When Uncle Jerome picks the children up from school, a trip home turns into a thrilling adventure.
Usually, Daddy takes the young narrator and sister Zarah home from school, and they all zigzag hurriedly, relying on shortcuts to make the journey as quick as possible. Uncle Jerome, however, proposes taking the “LONG way home.” Impatient Zarah’s reluctant, but as they tromp through the woods listening for crows, Uncle Jerome’s vivid imagination enlivens the trip—look, pterodactyls flying overhead! Crocodiles lurk in the river, the family spots yeti tracks, and as they creep through the tall grass, a tiger looms. Even the ice cream truck offers an opportunity to let their imaginations run wild—the strawberry sauce is surely dripping vampire bat blood!
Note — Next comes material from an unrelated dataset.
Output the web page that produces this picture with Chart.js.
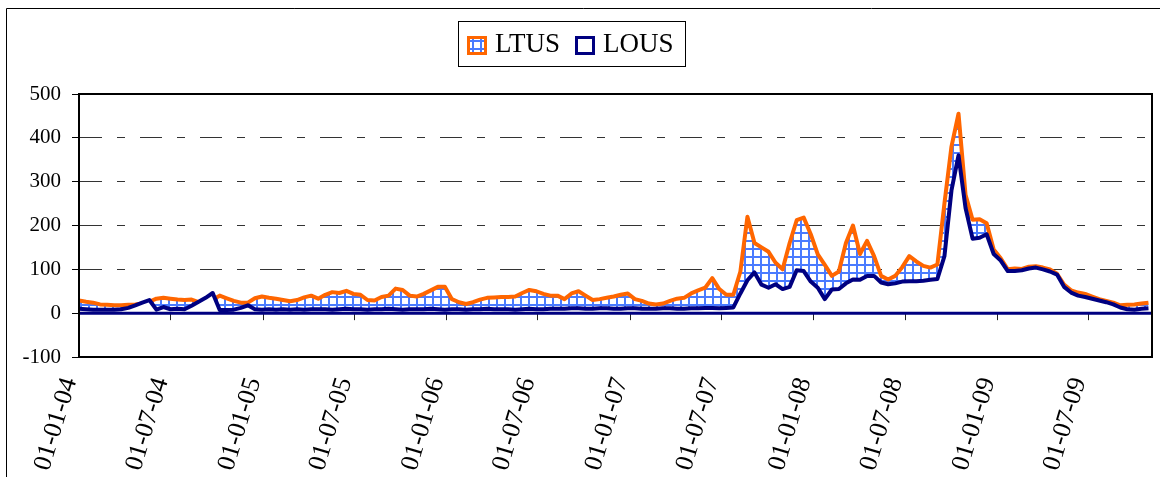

Hope’s text uses excellent sound words such as crunch, scrunch, and click clack, making this an ideal read-aloud, anchored by the refrain, “Anything can happen on the long way home.” Fitzgerald’s illustrations depict Uncle Jerome’s visions, his dark red trench coat always shown mid-movement as it billows behind him. The narrator and Zarah have light brown skin and curly puffy black hair; their father and Uncle Jerome are darker-skinned; their mother, seen at the conclusion, is tan-skinned and orange-haired.
A playful reminder to find joy in the mundane.